KOTA Tarakan merupakan sebuah daratan berbentuk pulau kecil memiliki sejarah dan budaya yang kental untuk digali.
Kota yang dijuluki Bumi Paguntaka ini, merupakan wilayah lokal yang terkenal akan ciri khas budaya, adat maupun tradisi Suku Tidung sekaligus saksi sejarah ganasnya perang dunia kedua di abad ke-20.
Sangat disayangkan, jika para regenerasinya terlanjur mengemban pendidikan ke luar daerah tanpa memanggul wawasan lokal yang kelak bisa dipromosikan ke khalayak luar.
Sejauh mata memandang, Bumi Paguntaka telah banyak melahirkan berbagai penggiat yang berkecimpung dalam budaya dan sejarah lokal di Kota Tarakan.
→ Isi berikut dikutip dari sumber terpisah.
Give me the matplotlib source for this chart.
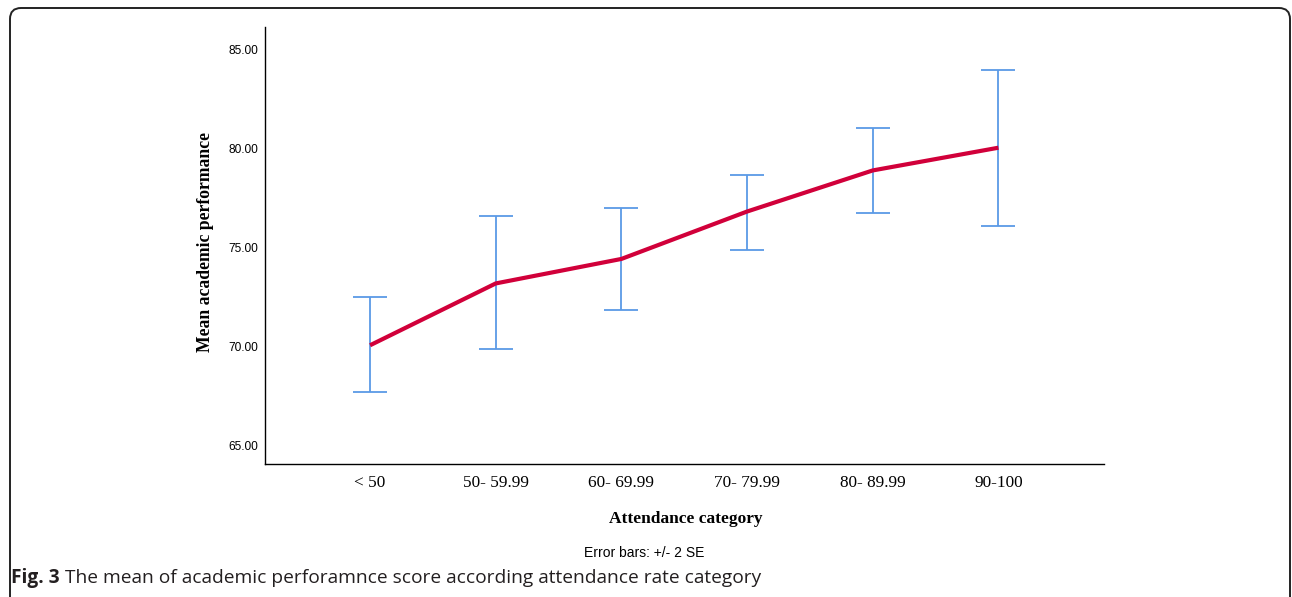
import matplotlib.pyplot as plt
from matplotlib.patches import FancyBboxPatch

# data
categories = ['< 50', '50- 59.99', '60- 69.99', '70- 79.99', '80- 89.99', '90-100']
means = [70.05, 73.18, 74.42, 76.82, 78.90, 80.05]
upper = [72.47, 76.57, 77.02, 78.69, 81.06, 84.00]
lower = [67.68, 69.85, 71.82, 74.85, 76.77, 76.11]
yticks = [65, 70, 75, 80, 85]

fig = plt.figure(figsize=(12.92, 5.97), dpi=100)

# rounded frame round the figure panel (open at the bottom), in inches
frame = FancyBboxPatch((0.10, -0.5), 12.80, 5.97 - 0.08 + 0.5,
                       boxstyle='round,pad=0,rounding_size=0.11',
                       transform=fig.dpi_scale_trans, fill=False,
                       edgecolor='#222222', linewidth=1.4)
fig.patches.append(frame)

ax = fig.add_axes([265 / 1292, 1 - 464 / 597, (1104 - 265) / 1292, (464 - 27) / 597])

x = list(range(len(categories)))
err_lo = [m - l for m, l in zip(means, lower)]
err_hi = [u - m for m, u in zip(means, upper)]

ax.errorbar(x, means, yerr=[err_lo, err_hi], fmt='none', ecolor='#5A9AE6',
            elinewidth=1.3, capsize=12, capthick=1.3, zorder=2)
ax.plot(x, means, color='#D1003A', linewidth=3, solid_capstyle='butt', zorder=3)

ax.set_xlim(-0.836, len(categories) - 1 + 0.84)
ax.set_ylim(64.04, 86.16)
ax.set_xticks(x)
ax.set_xticklabels(categories, fontfamily='Liberation Serif', fontsize=12.4)
ax.set_yticks(yticks)
ax.set_yticklabels([f'{v:.2f}' for v in yticks], fontfamily='Liberation Sans', fontsize=8.6)
ax.tick_params(axis='both', length=0)
ax.tick_params(axis='x', pad=8)
ax.tick_params(axis='y', pad=5)

for s in ['top', 'right']:
    ax.spines[s].set_visible(False)
for s in ['left', 'bottom']:
    ax.spines[s].set_linewidth(1.0)
    ax.spines[s].set_color('black')

fig.text(205 / 1292, 1 - 242 / 597, 'Mean academic performance', rotation=90,
         ha='center', va='center', fontfamily='Liberation Serif',
         fontweight='bold', fontsize=12.7)
fig.text(686 / 1292, 1 - 519 / 597, 'Attendance category', ha='center', va='center',
         fontfamily='Liberation Serif', fontweight='bold', fontsize=12.5)
fig.text(644 / 1292, 1 - 553 / 597, 'Error bars: +/- 2 SE', ha='center', va='center',
         fontfamily='Liberation Sans', fontsize=10)

cap = fig.text(11 / 1292, 1 - 578 / 597, 'Fig. 3', ha='left', va='center',
               fontfamily='Open Sans', fontweight='bold', fontsize=13.8, color='#231f20')
fig.canvas.draw()
bb = cap.get_window_extent()
fig.text((bb.x1 + 5) / 1292, 1 - 578 / 597,
         'The mean of academic perforamnce score according attendance rate category',
         ha='left', va='center', fontfamily='Open Sans', fontsize=13.8, color='#231f20')

fig.savefig('out.png', dpi=100)
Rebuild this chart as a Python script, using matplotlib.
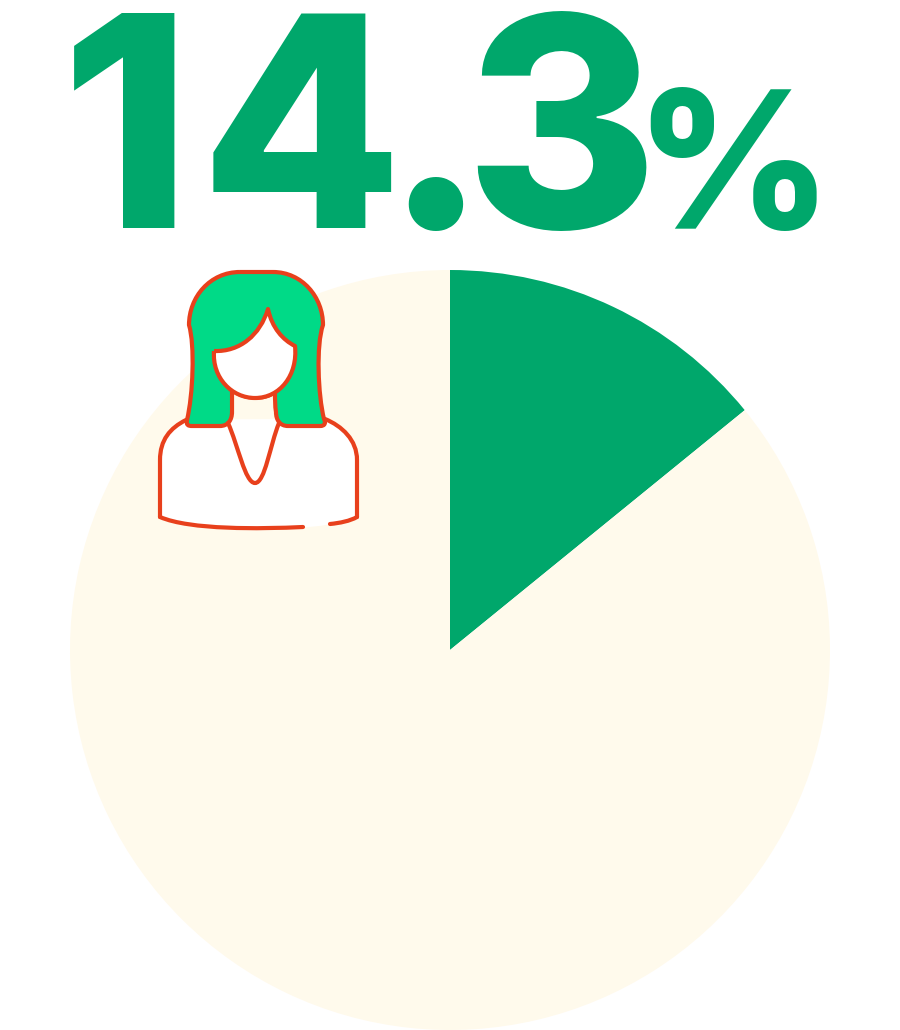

Tidak diragukan, pegiat lokal sangat akrab mengisi ruang publik maupun lini masa yang ada.
Segudang program telah ditawarkan dalam memperkenalkan budaya dan sejarah Kota Tarakan sebagai objek lokal, baik berupa kelas training, orientasi, seminar, dan talkshow dengan mendatangkan para budayawan maupun sejarawan lokal dalam penyiaran identitasnya.
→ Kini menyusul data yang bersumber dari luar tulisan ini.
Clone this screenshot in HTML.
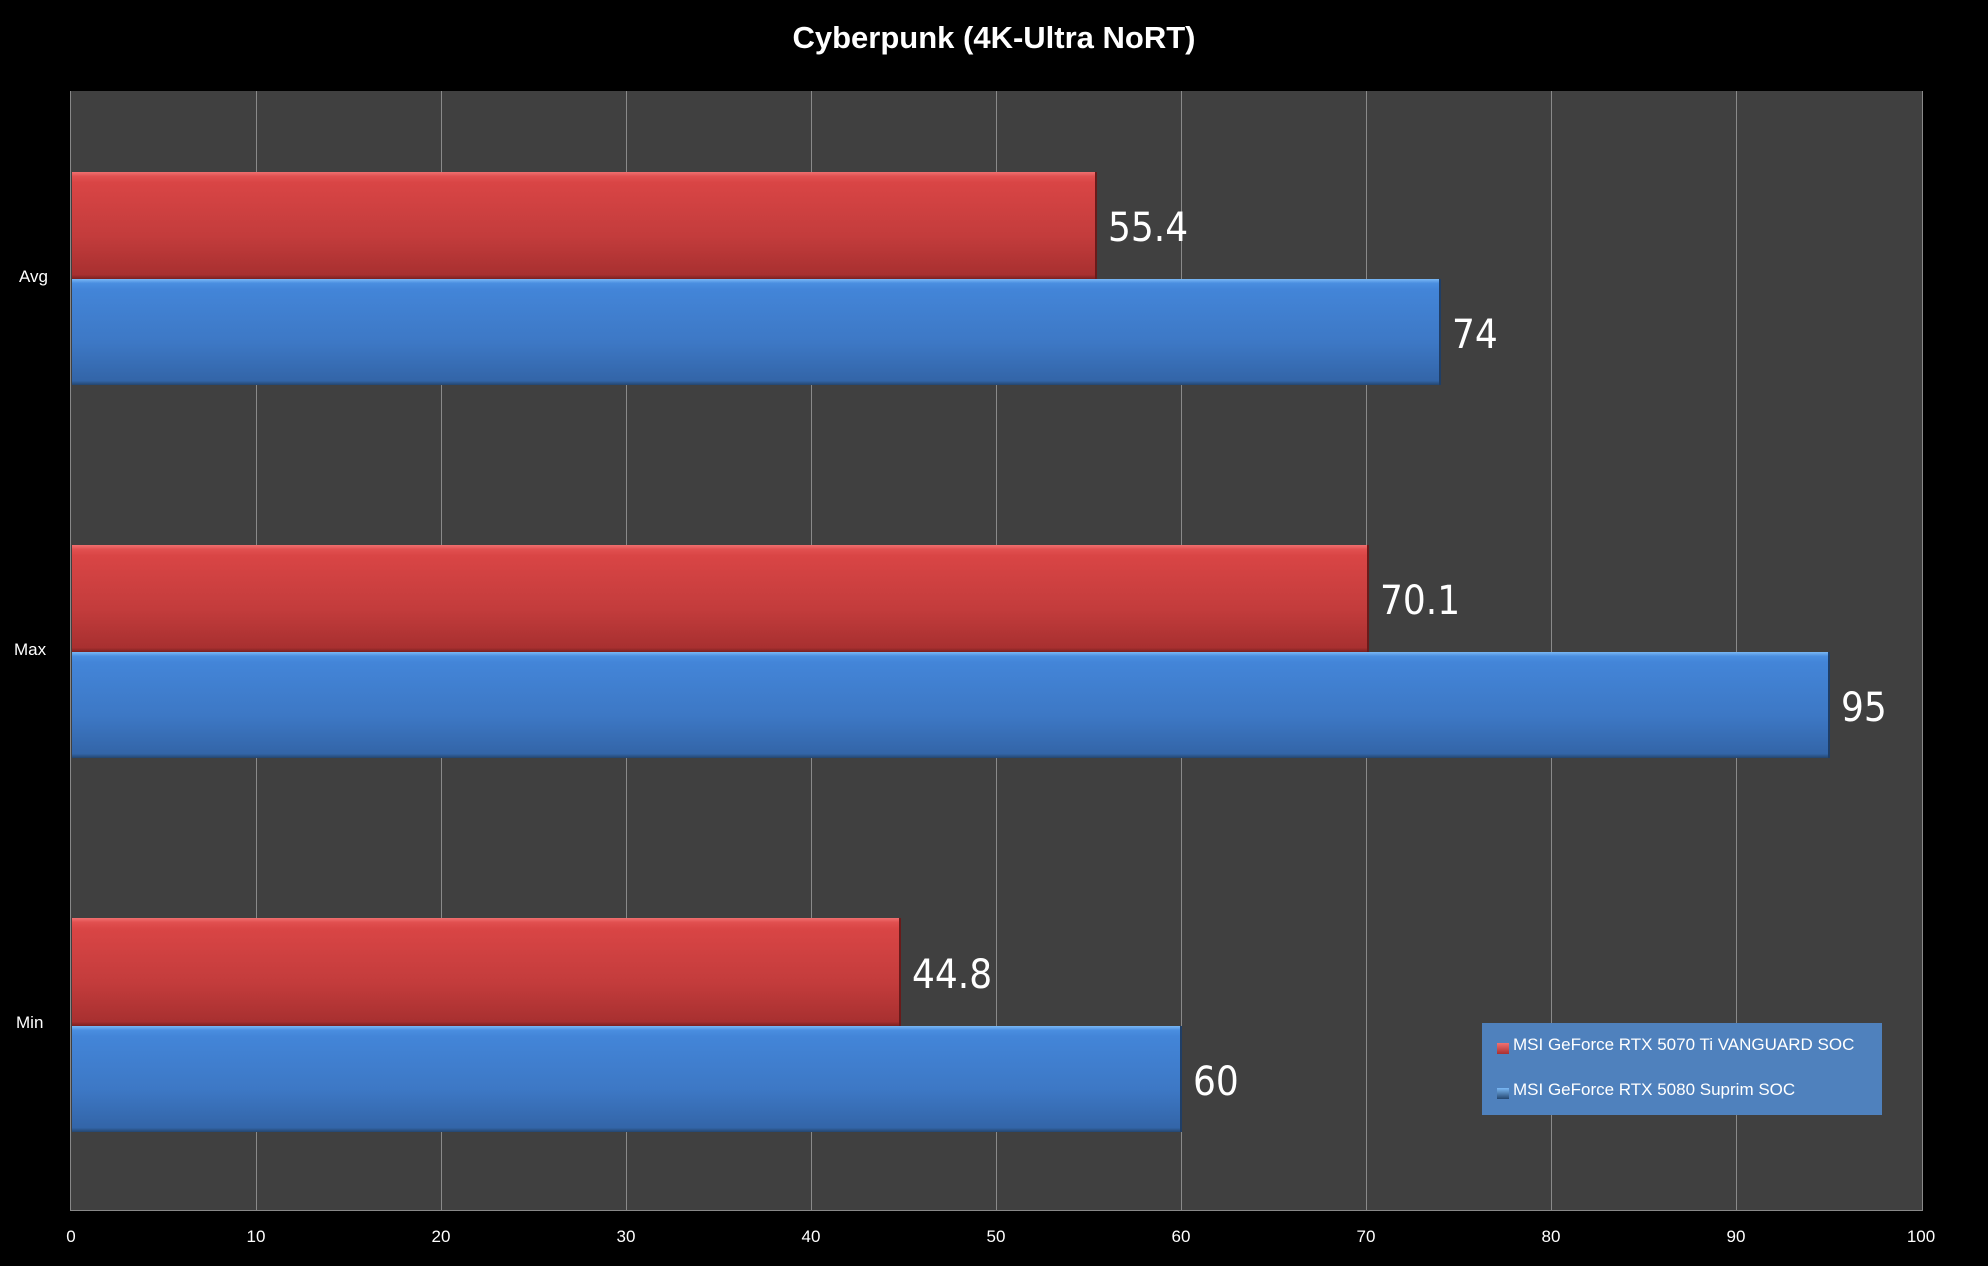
<!DOCTYPE html>
<html><head><meta charset="utf-8"><style>
body{margin:0;background:#000;width:1988px;height:1266px;overflow:hidden;position:relative;font-family:"Liberation Sans",sans-serif;}
.t{position:absolute;color:#fff;}
.plot{position:absolute;left:70px;top:91px;width:1852px;height:1119px;background:#404040;border-left:1px solid #888;border-bottom:1px solid #888;}
.g{position:absolute;top:0;bottom:0;width:1px;background:#8a8a8a;}
.bar{position:absolute;left:1px;box-sizing:border-box;}
.r{background:linear-gradient(#f07070 0,#e15050 4%,#d94545 10%,#c33c3c 60%,#a83030 96%,#7a2020 100%);border-right:2px solid #6a1a1a;}
.b{background:linear-gradient(#7ab8f5 0,#4a8ee0 4%,#4385d8 10%,#3d78c5 60%,#3365a8 96%,#24466f 100%);border-right:2px solid #1f3e66;}
.v{position:absolute;color:#fff;font-family:"DejaVu Sans Condensed","Liberation Sans Narrow",sans-serif;font-size:40px;}
.x{position:absolute;top:1227px;font-size:17px;color:#fff;width:60px;margin-left:-30px;text-align:center;}
.c{position:absolute;font-size:17px;color:#fff;}
</style></head><body>
<div class="t" style="left:0;width:1988px;top:20px;text-align:center;font-size:31px;font-weight:bold;">Cyberpunk (4K-Ultra NoRT)</div>
<div class="plot">
<div class="g" style="left:185px"></div><div class="g" style="left:370px"></div><div class="g" style="left:555px"></div><div class="g" style="left:740px"></div><div class="g" style="left:925px"></div><div class="g" style="left:1110px"></div><div class="g" style="left:1295px"></div><div class="g" style="left:1480px"></div><div class="g" style="left:1665px"></div><div class="g" style="left:1851px"></div>
<div class="bar r" style="top:81px;height:107px;width:1025px"></div>
<div class="bar b" style="top:188px;height:106px;width:1369px"></div>
<div class="bar r" style="top:454px;height:107px;width:1297px"></div>
<div class="bar b" style="top:561px;height:106px;width:1758px"></div>
<div class="bar r" style="top:827px;height:108px;width:829px"></div>
<div class="bar b" style="top:935px;height:106px;width:1110px"></div>
<div class="v" style="left:1037px;top:114px">55.4</div>
<div class="v" style="left:1381px;top:221px">74</div>
<div class="v" style="left:1309px;top:487px">70.1</div>
<div class="v" style="left:1770px;top:594px">95</div>
<div class="v" style="left:841px;top:861px">44.8</div>
<div class="v" style="left:1122px;top:968px">60</div>
<div style="position:absolute;left:1411px;top:932px;width:400px;height:92px;background:#4f81bd;">
<div style="position:absolute;left:15px;top:20px;width:12px;height:11px;background:linear-gradient(#f07070,#a83030);"></div>
<div style="position:absolute;left:31px;top:12px;font-size:17px;color:#fff;">MSI GeForce RTX 5070 Ti VANGUARD SOC</div>
<div style="position:absolute;left:15px;top:65px;width:12px;height:11px;background:linear-gradient(#7ab8f5,#24466f);"></div>
<div style="position:absolute;left:31px;top:57px;font-size:17px;color:#fff;">MSI GeForce RTX 5080 Suprim SOC</div>
</div>
</div>
<div class="c" style="left:19px;top:267px">Avg</div>
<div class="c" style="left:14px;top:640px">Max</div>
<div class="c" style="left:16px;top:1013px">Min</div>
<div class="x" style="left:71px">0</div><div class="x" style="left:256px">10</div><div class="x" style="left:441px">20</div><div class="x" style="left:626px">30</div><div class="x" style="left:811px">40</div><div class="x" style="left:996px">50</div><div class="x" style="left:1181px">60</div><div class="x" style="left:1366px">70</div><div class="x" style="left:1551px">80</div><div class="x" style="left:1736px">90</div><div class="x" style="left:1921px">100</div>
</body></html>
Pun bagi pelajar, hal ini penting sebagai asupan pengetahuan bagi identitas lokal dalam merawat ingatan wawasan sejarah.
Hal itu juga dimaksudkan guna menjaga tumbuhnya rasa cinta, dan bangga akan budaya maupun sejarah bumi paguntaka.
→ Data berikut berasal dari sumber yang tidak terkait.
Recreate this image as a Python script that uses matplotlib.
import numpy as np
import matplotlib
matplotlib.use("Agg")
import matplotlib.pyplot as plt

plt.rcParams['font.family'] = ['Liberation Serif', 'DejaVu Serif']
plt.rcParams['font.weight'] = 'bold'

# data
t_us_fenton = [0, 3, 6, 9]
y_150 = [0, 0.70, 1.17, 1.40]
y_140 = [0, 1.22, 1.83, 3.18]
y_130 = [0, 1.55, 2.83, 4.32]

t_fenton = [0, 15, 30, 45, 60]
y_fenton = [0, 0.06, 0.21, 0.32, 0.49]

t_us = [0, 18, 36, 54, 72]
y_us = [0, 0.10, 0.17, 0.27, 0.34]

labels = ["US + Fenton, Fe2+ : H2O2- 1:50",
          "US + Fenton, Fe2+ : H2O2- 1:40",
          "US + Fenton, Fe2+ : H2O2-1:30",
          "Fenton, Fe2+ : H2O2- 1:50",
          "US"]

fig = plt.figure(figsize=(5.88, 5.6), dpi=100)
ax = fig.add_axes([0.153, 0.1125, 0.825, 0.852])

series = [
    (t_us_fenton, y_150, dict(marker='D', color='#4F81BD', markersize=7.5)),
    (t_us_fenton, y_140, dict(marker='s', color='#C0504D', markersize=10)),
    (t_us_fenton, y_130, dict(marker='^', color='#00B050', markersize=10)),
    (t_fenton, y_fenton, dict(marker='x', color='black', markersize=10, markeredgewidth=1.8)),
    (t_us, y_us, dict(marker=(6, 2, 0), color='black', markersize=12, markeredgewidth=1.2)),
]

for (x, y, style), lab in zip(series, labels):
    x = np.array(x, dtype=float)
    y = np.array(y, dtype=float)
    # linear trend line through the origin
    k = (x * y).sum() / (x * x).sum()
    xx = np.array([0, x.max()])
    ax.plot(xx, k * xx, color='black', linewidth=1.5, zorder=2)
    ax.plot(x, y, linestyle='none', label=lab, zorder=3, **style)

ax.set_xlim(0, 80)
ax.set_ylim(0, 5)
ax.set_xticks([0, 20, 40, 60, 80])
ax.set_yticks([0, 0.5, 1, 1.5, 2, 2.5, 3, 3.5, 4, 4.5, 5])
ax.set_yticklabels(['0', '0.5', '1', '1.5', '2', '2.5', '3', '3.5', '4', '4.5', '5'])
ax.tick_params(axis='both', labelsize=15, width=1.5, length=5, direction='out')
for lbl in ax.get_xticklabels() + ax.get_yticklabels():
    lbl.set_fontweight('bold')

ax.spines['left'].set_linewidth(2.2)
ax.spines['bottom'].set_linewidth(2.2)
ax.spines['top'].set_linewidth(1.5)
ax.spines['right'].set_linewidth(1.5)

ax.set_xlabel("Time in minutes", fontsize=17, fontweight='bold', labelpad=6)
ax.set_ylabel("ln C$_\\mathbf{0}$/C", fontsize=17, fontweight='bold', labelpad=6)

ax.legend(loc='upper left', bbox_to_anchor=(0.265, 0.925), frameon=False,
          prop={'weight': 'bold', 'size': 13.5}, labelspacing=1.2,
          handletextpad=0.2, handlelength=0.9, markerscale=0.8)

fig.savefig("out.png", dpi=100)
Tapi, lagi-lagi segala program maupun wadah yang ditawarkan hanya berlaku bagi beberapa kalangan saja.
Lebih parahnya, tidak jarang asupan wawasan itu hanya didapatkan oleh pemegang jabatan dalam sebuah lembaga. Misalnya sekolah.
Contoh kecilnya, tak jarang sebuah kegiatan yang memberikan edukasi budaya dan sejarah, secara tak sadar bersikap berat sebelah.
Semisal, dalam sebuah seminar sekolah bertema budaya atau sejarah, hanya mengundang perwakilan pelajar seperti ketua OSIS atau pun wakilnya sebagai audiensi, dengan dalih perwakilan.
Lalu, bagaimana dengan pelajar lain yang sama-sama memiliki hak dalam mendapat bekal wawasan sejarah dan budaya.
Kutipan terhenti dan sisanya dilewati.